Return the material word for word. Do not include pictures.

>> Begin Source material

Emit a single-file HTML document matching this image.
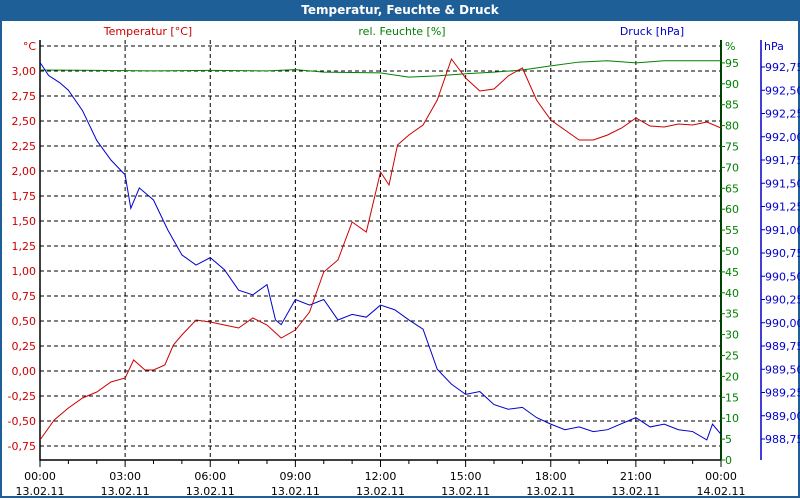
<!DOCTYPE html>
<html><head><meta charset="utf-8"><style>
body{margin:0;width:800px;height:500px;overflow:hidden;background:#fff;font-family:"DejaVu Sans","Liberation Sans",sans-serif}
#frame{position:absolute;left:0;top:0;width:796px;height:496px;border:2px solid #1f5f97;border-top:none}
#title{position:absolute;left:0;top:0;width:800px;height:21px;background:#1f5f97;color:#fff;font-weight:bold;font-size:12px;text-align:center;line-height:20px}
</style></head><body>
<div id="frame"></div>
<div id="title">Temperatur, Feuchte &amp; Druck</div>
<svg id="c" width="800" height="500" style="position:absolute;left:0;top:0"></svg>
<script>
const hours=[0,0.5,1,1.5,2,2.5,3,3.3,3.7,4,4.4,4.7,5,5.5,6,6.5,7,7.5,8,8.5,9,9.5,10,10.5,11,11.5,12,12.3,12.6,13,13.5,14,14.5,15,15.5,16,16.5,17,17.5,18,18.5,19,19.5,20,20.5,21,21.5,22,22.5,23,23.5,24];
const temp=[-0.69,-0.49,-0.37,-0.27,-0.21,-0.11,-0.07,0.11,0.01,0.01,0.06,0.26,0.36,0.51,0.49,0.46,0.43,0.53,0.46,0.33,0.41,0.59,0.99,1.11,1.49,1.39,1.99,1.86,2.26,2.36,2.46,2.71,3.12,2.93,2.80,2.82,2.95,3.03,2.71,2.51,2.41,2.31,2.31,2.36,2.43,2.53,2.45,2.44,2.47,2.46,2.49,2.43];
const hHours=[0,2,4,6,8,9,10,11,12,13,14,15,16,17,18,19,20,21,22,23,24];
const humid=[93.3,93.2,93.1,93.2,93.1,93.4,92.8,92.7,92.6,91.6,91.9,92.4,92.8,93.3,94.3,95.2,95.5,95.0,95.5,95.5,95.5];
const pHours=[0,0.3,0.7,1,1.5,2,2.5,3,3.2,3.5,4,4.5,5,5.5,6,6.5,7,7.5,8,8.3,8.5,9,9.5,10,10.5,11,11.5,12,12.5,13,13.5,14,14.5,15,15.5,16,16.5,17,17.5,18,18.5,19,19.5,20,21,21.5,22,22.5,23,23.5,23.7,24];
const press=[992.80,992.66,992.58,992.50,992.28,991.96,991.75,991.59,991.23,991.45,991.32,991.00,990.73,990.62,990.70,990.57,990.35,990.30,990.41,990.03,989.98,990.25,990.19,990.25,990.03,990.09,990.06,990.19,990.14,990.03,989.93,989.50,989.34,989.23,989.26,989.12,989.07,989.09,988.98,988.91,988.85,988.88,988.83,988.85,988.98,988.88,988.91,988.85,988.83,988.74,988.91,988.80];
const tTicks=["3,00","2,75","2,50","2,25","2,00","1,75","1,50","1,25","1,00","0,75","0,50","0,25","0,00","-0,25","-0,50","-0,75"];
const hTicks=["95","90","85","80","75","70","65","60","55","50","45","40","35","30","25","20","15","10","5","0"];
const pTicks=["992,75","992,50","992,25","992,00","991,75","991,50","991,25","991,00","990,75","990,50","990,25","990,00","989,75","989,50","989,25","989,00","988,75"];
const xTimes=["00:00","03:00","06:00","09:00","12:00","15:00","18:00","21:00","00:00"];
const xDates=["13.02.11","13.02.11","13.02.11","13.02.11","13.02.11","13.02.11","13.02.11","13.02.11","14.02.11"];
const L=40,R=721,T=40,B=460;
const x=h=>L+h*(R-L)/24;
const yT=v=>71+(3-v)*100;
const yH=v=>460-v*4.18;
const yP=v=>439-(v-988.75)*93;
const svg=document.getElementById('c');const NS='http://www.w3.org/2000/svg';
function mk(t,a,p){const e=document.createElementNS(NS,t);for(const k in a)e.setAttribute(k,a[k]);(p||svg).appendChild(e);return e;}
function txt(s,xx,yy,col,anchor){const e=mk('text',{x:xx,y:yy,fill:col,'font-size':11,'text-anchor':anchor||'middle','font-family':'"DejaVu Sans","Liberation Sans",sans-serif'});e.textContent=s;return e;}
// grid
for(let i=-1;i<tTicks.length;i++){const v=3-i*0.25;const l=mk('line',{x1:L,x2:R,y1:yT(v),y2:yT(v),stroke:'#000','stroke-dasharray':'4,3'});

}
for(let i=1;i<8;i++){const l=mk('line',{x1:x(i*3),x2:x(i*3),y1:T,y2:B,stroke:'#000','stroke-dasharray':'4,3'});

}
mk('path',{d:`M${L},${T}V${B}H${R}`,stroke:'#000',fill:'none','stroke-width':1.5});
mk('line',{x1:R,x2:R,y1:T,y2:B,stroke:'#008000','stroke-width':2});
mk('line',{x1:R,x2:R,y1:T,y2:B,stroke:'#000','stroke-width':1});
mk('line',{x1:761,x2:761,y1:40,y2:460,stroke:'#0000cc','stroke-width':1.5});
// x ticks
for(let h=0;h<=24;h++){mk('line',{x1:x(h),x2:x(h),y1:B,y2:B+(h%3?4:7),stroke:'#000'});}
xTimes.forEach((s,i)=>{const a=txt(s,x(i*3),480,'#000');
const b=txt(xDates[i],x(i*3),495,'#000');});
// y axes labels
tTicks.forEach((s,i)=>{const e=txt(s,36,yT(3-i*0.25)+4,'#cc0000','end');});
txt('°C',36,50,'#cc0000','end');
hTicks.forEach((s,i)=>{const v=95-i*5;mk('line',{x1:R,x2:R+4,y1:yH(v),y2:yH(v),stroke:'#008000'});const e=txt(s,725,yH(v)+4,'#008000','start');});
txt('%',725,50,'#008000','start');
pTicks.forEach((s,i)=>{const v=992.75-i*0.25;mk('line',{x1:761,x2:765,y1:yP(v),y2:yP(v),stroke:'#0000cc'});const e=txt(s,765,yP(v)+4,'#0000cc','start');});
txt('hPa',764,50,'#0000cc','start');
const t1=txt('Temperatur [°C]',148,35,'#cc0000');
const t2=txt('rel. Feuchte [%]',402,35,'#008000');
const t3=txt('Druck [hPa]',652,35,'#0000cc');
function line(xs,ys,fy,col,name){const p=mk('polyline',{points:xs.map((h,i)=>x(h)+','+fy(ys[i])).join(' '),fill:'none',stroke:col,'stroke-width':1});

}
line(hHours,humid,yH,'#008000','humidity-line');
line(pHours,press,yP,'#0000cc','pressure-line');
line(hours,temp,yT,'#cc0000','temperature-line');
</script>
</body></html>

>> End Source material

| Task response |
Emit a single-file HTML document matching this image.
<!DOCTYPE html>
<html><head><meta charset="utf-8"><style>
body{margin:0;width:800px;height:500px;overflow:hidden;background:#fff;font-family:"DejaVu Sans","Liberation Sans",sans-serif}
#frame{position:absolute;left:0;top:0;width:796px;height:496px;border:2px solid #1f5f97;border-top:none}
#title{position:absolute;left:0;top:0;width:800px;height:21px;background:#1f5f97;color:#fff;font-weight:bold;font-size:12px;text-align:center;line-height:20px}
</style></head><body>
<div id="frame"></div>
<div id="title">Temperatur, Feuchte &amp; Druck</div>
<svg id="c" width="800" height="500" style="position:absolute;left:0;top:0"></svg>
<script>
const hours=[0,0.5,1,1.5,2,2.5,3,3.3,3.7,4,4.4,4.7,5,5.5,6,6.5,7,7.5,8,8.5,9,9.5,10,10.5,11,11.5,12,12.3,12.6,13,13.5,14,14.5,15,15.5,16,16.5,17,17.5,18,18.5,19,19.5,20,20.5,21,21.5,22,22.5,23,23.5,24];
const temp=[-0.69,-0.49,-0.37,-0.27,-0.21,-0.11,-0.07,0.11,0.01,0.01,0.06,0.26,0.36,0.51,0.49,0.46,0.43,0.53,0.46,0.33,0.41,0.59,0.99,1.11,1.49,1.39,1.99,1.86,2.26,2.36,2.46,2.71,3.12,2.93,2.80,2.82,2.95,3.03,2.71,2.51,2.41,2.31,2.31,2.36,2.43,2.53,2.45,2.44,2.47,2.46,2.49,2.43];
const hHours=[0,2,4,6,8,9,10,11,12,13,14,15,16,17,18,19,20,21,22,23,24];
const humid=[93.3,93.2,93.1,93.2,93.1,93.4,92.8,92.7,92.6,91.6,91.9,92.4,92.8,93.3,94.3,95.2,95.5,95.0,95.5,95.5,95.5];
const pHours=[0,0.3,0.7,1,1.5,2,2.5,3,3.2,3.5,4,4.5,5,5.5,6,6.5,7,7.5,8,8.3,8.5,9,9.5,10,10.5,11,11.5,12,12.5,13,13.5,14,14.5,15,15.5,16,16.5,17,17.5,18,18.5,19,19.5,20,21,21.5,22,22.5,23,23.5,23.7,24];
const press=[992.80,992.66,992.58,992.50,992.28,991.96,991.75,991.59,991.23,991.45,991.32,991.00,990.73,990.62,990.70,990.57,990.35,990.30,990.41,990.03,989.98,990.25,990.19,990.25,990.03,990.09,990.06,990.19,990.14,990.03,989.93,989.50,989.34,989.23,989.26,989.12,989.07,989.09,988.98,988.91,988.85,988.88,988.83,988.85,988.98,988.88,988.91,988.85,988.83,988.74,988.91,988.80];
const tTicks=["3,00","2,75","2,50","2,25","2,00","1,75","1,50","1,25","1,00","0,75","0,50","0,25","0,00","-0,25","-0,50","-0,75"];
const hTicks=["95","90","85","80","75","70","65","60","55","50","45","40","35","30","25","20","15","10","5","0"];
const pTicks=["992,75","992,50","992,25","992,00","991,75","991,50","991,25","991,00","990,75","990,50","990,25","990,00","989,75","989,50","989,25","989,00","988,75"];
const xTimes=["00:00","03:00","06:00","09:00","12:00","15:00","18:00","21:00","00:00"];
const xDates=["13.02.11","13.02.11","13.02.11","13.02.11","13.02.11","13.02.11","13.02.11","13.02.11","14.02.11"];
const L=40,R=721,T=40,B=460;
const x=h=>L+h*(R-L)/24;
const yT=v=>71+(3-v)*100;
const yH=v=>460-v*4.18;
const yP=v=>439-(v-988.75)*93;
const svg=document.getElementById('c');const NS='http://www.w3.org/2000/svg';
function mk(t,a,p){const e=document.createElementNS(NS,t);for(const k in a)e.setAttribute(k,a[k]);(p||svg).appendChild(e);return e;}
function txt(s,xx,yy,col,anchor){const e=mk('text',{x:xx,y:yy,fill:col,'font-size':11,'text-anchor':anchor||'middle','font-family':'"DejaVu Sans","Liberation Sans",sans-serif'});e.textContent=s;return e;}
// grid
for(let i=-1;i<tTicks.length;i++){const v=3-i*0.25;const l=mk('line',{x1:L,x2:R,y1:yT(v),y2:yT(v),stroke:'#000','stroke-dasharray':'4,3'});

}
for(let i=1;i<8;i++){const l=mk('line',{x1:x(i*3),x2:x(i*3),y1:T,y2:B,stroke:'#000','stroke-dasharray':'4,3'});

}
mk('path',{d:`M${L},${T}V${B}H${R}`,stroke:'#000',fill:'none','stroke-width':1.5});
mk('line',{x1:R,x2:R,y1:T,y2:B,stroke:'#008000','stroke-width':2});
mk('line',{x1:R,x2:R,y1:T,y2:B,stroke:'#000','stroke-width':1});
mk('line',{x1:761,x2:761,y1:40,y2:460,stroke:'#0000cc','stroke-width':1.5});
// x ticks
for(let h=0;h<=24;h++){mk('line',{x1:x(h),x2:x(h),y1:B,y2:B+(h%3?4:7),stroke:'#000'});}
xTimes.forEach((s,i)=>{const a=txt(s,x(i*3),480,'#000');
const b=txt(xDates[i],x(i*3),495,'#000');});
// y axes labels
tTicks.forEach((s,i)=>{const e=txt(s,36,yT(3-i*0.25)+4,'#cc0000','end');});
txt('°C',36,50,'#cc0000','end');
hTicks.forEach((s,i)=>{const v=95-i*5;mk('line',{x1:R,x2:R+4,y1:yH(v),y2:yH(v),stroke:'#008000'});const e=txt(s,725,yH(v)+4,'#008000','start');});
txt('%',725,50,'#008000','start');
pTicks.forEach((s,i)=>{const v=992.75-i*0.25;mk('line',{x1:761,x2:765,y1:yP(v),y2:yP(v),stroke:'#0000cc'});const e=txt(s,765,yP(v)+4,'#0000cc','start');});
txt('hPa',764,50,'#0000cc','start');
const t1=txt('Temperatur [°C]',148,35,'#cc0000');
const t2=txt('rel. Feuchte [%]',402,35,'#008000');
const t3=txt('Druck [hPa]',652,35,'#0000cc');
function line(xs,ys,fy,col,name){const p=mk('polyline',{points:xs.map((h,i)=>x(h)+','+fy(ys[i])).join(' '),fill:'none',stroke:col,'stroke-width':1});

}
line(hHours,humid,yH,'#008000','humidity-line');
line(pHours,press,yP,'#0000cc','pressure-line');
line(hours,temp,yT,'#cc0000','temperature-line');
</script>
</body></html>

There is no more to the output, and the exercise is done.